Pacific Coast Conference Champions

National Tournament, Quarterfinal
- Conference: Pacific Coast Conference
- Record: 19–2 (7–0 PCC)
- Head coach: Dave MacMillan (2nd season);
- Captain: Rich Fox
- Home arena: Armory and Gymnasium

= 1921–22 Idaho Vandals men's basketball team =

American college basketball season

The 1921–22 Idaho Vandals men's basketball team represented the University of Idaho during the 1921–22 college basketball season. Members of the Pacific Coast Conference, the Vandals were led by second-year head coach Dave MacMillan and played their home games on campus at the Armory and Gymnasium in Moscow, Idaho.

The Vandals were 19–2 overall and 7–0 in conference play.

The PCC became an eight-team league this year with the addition of USC and Idaho; the Vandals won the season title, and repeated the next year. They were led on the court by captain Rich Fox; "Bullet" became the head coach five years later.
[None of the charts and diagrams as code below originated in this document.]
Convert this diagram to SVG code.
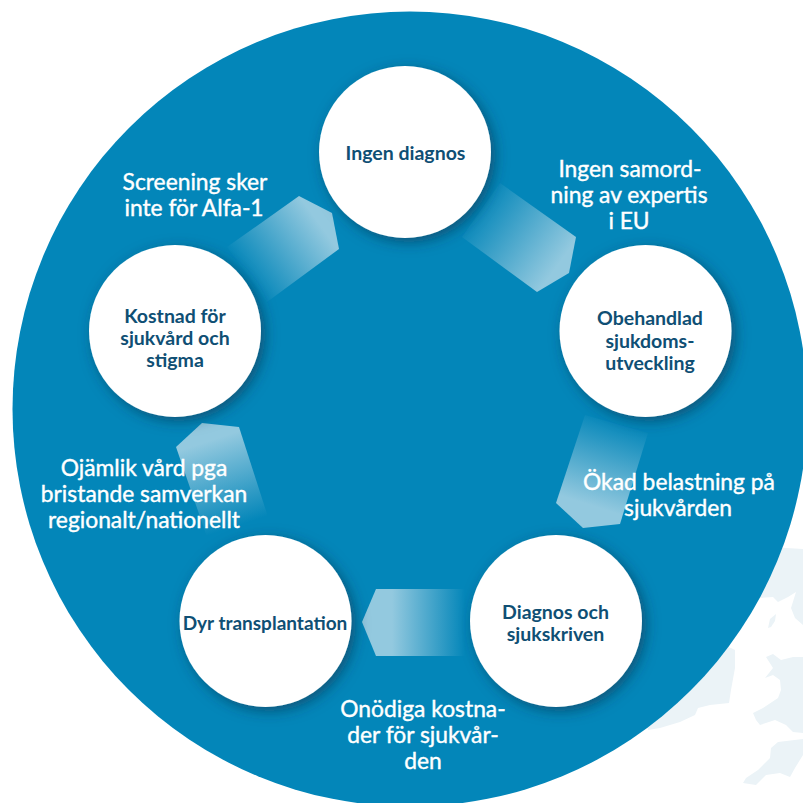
<svg xmlns="http://www.w3.org/2000/svg" width="803" height="803" viewBox="0 0 803 803">
<style>
.n{font:700 19.500px "Lato","Noto Sans",sans-serif;fill:#0f4f74;text-anchor:middle}
.l{font:400 22.800px "Lato","Noto Sans",sans-serif;fill:#fff;stroke:#fff;stroke-width:.4px;text-anchor:middle}
.a{stroke:none}
.c{fill:#fff;filter:url(#s)}
</style>
<defs>
<filter id="s" x="-30%" y="-30%" width="170%" height="170%"><feDropShadow dx="4" dy="4" stdDeviation="7" flood-color="#07324e" flood-opacity=".6"/></filter>
<linearGradient id="g1" gradientUnits="userSpaceOnUse" x1="476" y1="206" x2="558" y2="265"><stop offset="0" stop-color="#93c9df" stop-opacity="0"/><stop offset="1" stop-color="#93c9df"/></linearGradient>
<linearGradient id="g2" gradientUnits="userSpaceOnUse" x1="617" y1="420" x2="590" y2="505"><stop offset="0" stop-color="#93c9df" stop-opacity="0"/><stop offset="1" stop-color="#93c9df"/></linearGradient>
<linearGradient id="g3" gradientUnits="userSpaceOnUse" x1="465" y1="0" x2="392" y2="0"><stop offset="0" stop-color="#93c9df" stop-opacity="0"/><stop offset="1" stop-color="#93c9df"/></linearGradient>
<linearGradient id="g4" gradientUnits="userSpaceOnUse" x1="240" y1="525" x2="212" y2="440"><stop offset="0" stop-color="#93c9df" stop-opacity="0"/><stop offset="1" stop-color="#93c9df"/></linearGradient>
<linearGradient id="g5" gradientUnits="userSpaceOnUse" x1="245" y1="275" x2="318" y2="222"><stop offset="0" stop-color="#93c9df" stop-opacity="0"/><stop offset="1" stop-color="#93c9df"/></linearGradient>
</defs>
<rect width="803" height="803" fill="#fff"/>
<g id="map" fill="#ebf3f7">
<path d="M770 547L803 549V625L795 618L791 608L796 592L788 597L778 602L773 597L760 598L745 600Z"/>
<path d="M768 628L770 619L776 614L775 621L771 627Z"/>
<path d="M766 657L773 654L781 660L793 657H803V733L793 732L786 725L775 720L760 725L756 720L753 713L763 708L778 698L781 690L780 680L773 675L765 678L773 668Z"/>
<path d="M778 742L803 739V755L795 768L790 777L780 773L766 775L756 785L743 783L746 778L758 770L770 758L771 748Z"/>
<path d="M700 640L731 648L735 650L735 668L731 690L729 703L710 705L698 708L695 715L680 722L660 728L648 730L640 700Z"/>
</g>
<circle id="disc" cx="410" cy="409" r="397.5" fill="#0386b9"/>
<g id="connectors">
<polygon class="a" fill="url(#g1)" points="500,183 576,237 569,273 537,292 462,237"/>
<polygon class="a" fill="url(#g2)" points="585,415 648,433 620,524 583,528 556,503"/>
<polygon class="a" fill="url(#g3)" points="470,589 376,589 362,622 376,656 470,656"/>
<polygon class="a" fill="url(#g4)" points="202,423 239,427 268,517 207,537 176,447"/>
<polygon class="a" fill="url(#g5)" points="227,247 299,196 332,213 339,249 267,302"/>
</g>
<g id="node-ingen"><circle class="c" cx="405" cy="152" r="86"/><text class="n" x="405.500" y="160">Ingen diagnos</text></g>
<g id="node-obehandlad"><circle class="c" cx="645.500" cy="331" r="86"/><text class="n"><tspan x="650" y="325">Obehandlad</tspan><tspan x="650" y="348">sjukdoms-</tspan><tspan x="650" y="370">utveckling</tspan></text></g>
<g id="node-diagnos"><circle class="c" cx="556" cy="621" r="86"/><text class="n"><tspan x="555.500" y="619">Diagnos och</tspan><tspan x="555.500" y="641">sjukskriven</tspan></text></g>
<g id="node-dyr"><circle class="c" cx="265.500" cy="621" r="86"/><text class="n" x="265" y="630" style="font-size:19px">Dyr transplantation</text></g>
<g id="node-kostnad"><circle class="c" cx="175" cy="331" r="86"/><text class="n"><tspan x="175" y="323">Kostnad för</tspan><tspan x="175" y="345">sjukvård och</tspan><tspan x="175" y="367">stigma</tspan></text></g>
<g id="labels">
<text class="l"><tspan x="630" y="176.500">Ingen samord-</tspan><tspan x="629" y="202.500">ning av expertis</tspan><tspan x="629" y="228.500">i EU</tspan></text>
<text class="l"><tspan x="195" y="189.500">Screening sker</tspan><tspan x="194" y="215.500">inte för Alfa-1</tspan></text>
<text class="l"><tspan x="679" y="490">Ökad belastning på</tspan><tspan x="678" y="516">sjukvården</tspan></text>
<text class="l"><tspan x="423" y="717">Onödiga kostna-</tspan><tspan x="423" y="743">der för sjukvår-</tspan><tspan x="423" y="769">den</tspan></text>
<text class="l"><tspan x="144" y="475.500">Ojämlik vård pga</tspan><tspan x="144" y="501.500">bristande samverkan</tspan><tspan x="144" y="527.500">regionalt/nationellt</tspan></text>
</g>
</svg>
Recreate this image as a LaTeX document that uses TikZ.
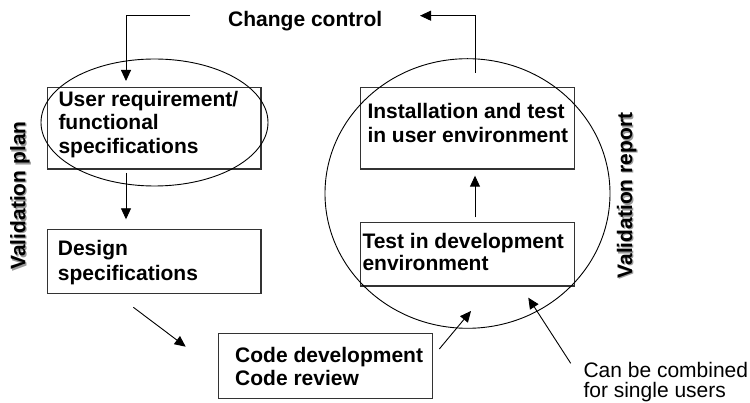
\documentclass[tikz,border=0pt]{standalone}
\usepackage{fontspec}
\setmainfont{Liberation Sans}
\usetikzlibrary{arrows.meta,shapes.geometric}
\begin{document}
\begin{tikzpicture}[x=1pt,y=-1pt,
  box/.style={draw=black!80, line width=1.1pt, inner sep=0pt, outer sep=0pt},
  lbl/.style={inner sep=0pt, align=left, anchor=base west, font=\bfseries\fontsize{21}{#1}\selectfont},
  lbl/.default=23.7,
  side/.style={inner sep=0pt, rotate=90, anchor=base, font=\bfseries\fontsize{21}{25}\selectfont},
  oval/.style={draw=black, line width=0.9pt, ellipse, inner sep=0pt, outer sep=0pt},
  arr/.style={draw=black, line width=0.9pt, -{Triangle[length=11pt,width=10pt]}}
]
\useasboundingbox (0,0) rectangle (750,403);

% boxes
\node[box, minimum width=213.3pt, minimum height=81.7pt] (b1) at (154.35,128.15) {};
\node[box, minimum width=213.3pt, minimum height=64pt]   (b2) at (154.35,261.3) {};
\node[box, minimum width=214pt,   minimum height=65pt]   (b3) at (325.3,365.8) {};
\node[box, minimum width=213.6pt, minimum height=81.7pt] (b4) at (467.5,128.15) {};
\node[box, minimum width=213.6pt, minimum height=63.7pt] (b5) at (467.5,254.15) {};

% box texts (anchored at the baseline of the last line)
\node[lbl] (t1) at (58.3,153.7) {User requirement/\\functional\\specifications};
\node[lbl=24.8] (t2) at (57.7,280.4) {Design\\specifications};
\node[lbl=22.8] (t3) at (235,385.1) {Code development\\Code review};
\node[lbl=23.8] (t4) at (367.3,142.6) {Installation and test\\in user environment};
\node[lbl=22.4] (t5) at (362.3,270.8) {Test in development\\environment};

% ovals
\node[oval, minimum width=227pt, minimum height=127pt] (e1) at (154.5,122.5) {};
\node[oval, minimum width=285pt, minimum height=269.6pt] (e2) at (467.5,193.5) {};

% titles
\node[lbl] (cc) at (228,26.7) {Change control};
\node[side, text=black!40] (vps) at (26.6,197) {Validation plan};
\node[side] (vp) at (25.3,195.5) {Validation plan};
\node[side, text=black!40] (vrs) at (633.3,197) {Validation report};
\node[side] (vr) at (632,195.6) {Validation report};

\node[inner sep=0pt, align=left, anchor=base west, font=\fontsize{21}{19.6}\selectfont] (note) at (583.3,397.2) {Can be combined\\for single users};

% connectors
\coordinate (cin) at (190,15.7);
\coordinate (cout) at (420,15.7);
\draw[arr] (cin) -| ([xshift=-28.35pt,yshift=6.3pt]b1.north);
\draw[arr] ([xshift=-28.35pt,yshift=-4pt]b1.south) -- ([xshift=-28.35pt,yshift=10pt]b2.north);
\draw[arr] ([xshift=-21pt,yshift=-14pt]b2.south) -- ([xshift=-32.6pt,yshift=19.1pt]b3.west);
\draw[arr] ([xshift=7pt,yshift=16.8pt]b3.east) -- ([xshift=3.5pt,yshift=-25pt]b5.south);
\draw[arr] ([xshift=-12.6pt,yshift=33.9pt]note.base west) -- ([xshift=-46pt,yshift=-11.7pt]b5.south east);
\draw[arr] ([xshift=7.5pt,yshift=5pt]b5.north) -- ([xshift=7.5pt,yshift=-6.7pt]b4.south);
\draw[arr] ([xshift=7.5pt,yshift=14.6pt]b4.north) |- (cout);
\end{tikzpicture}
\end{document}
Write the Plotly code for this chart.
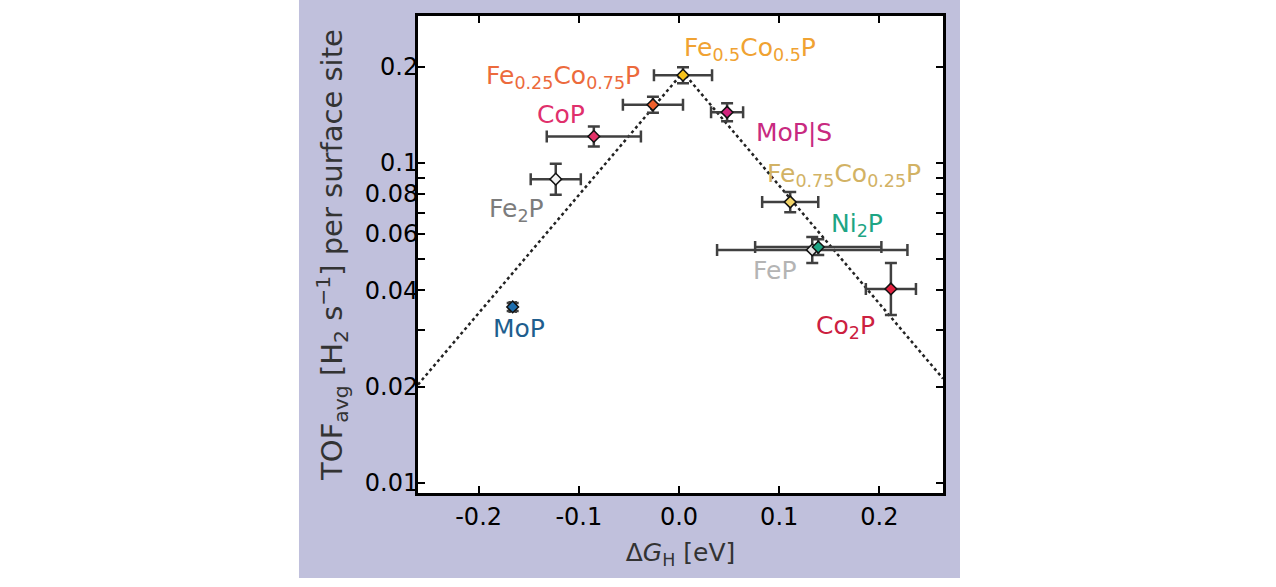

At the six-team National Tournament in Indianapolis, Idaho lost 31–38 in the quarterfinal to runner-up Kalamazoo.

Idaho (16–1) was also the champion of the Northwest Conference, which was the five teams of next year's PCC Northern Division plus Whitman, Willamette, and Montana. The only loss was at Montana, on a small floor.

==Postseason result==

| Date time, TV | Opponent | Result | Record | Site (attendance) city, state |
National Intercollegiate Basketball Tournament
| Thu, March 9 | vs. Kalamazoo | L 31–38 | 19–2 | (10,000) Indianapolis, Indiana |
*Non-conference game. (#) Tournament seedings in parentheses. All times are in Pacific time.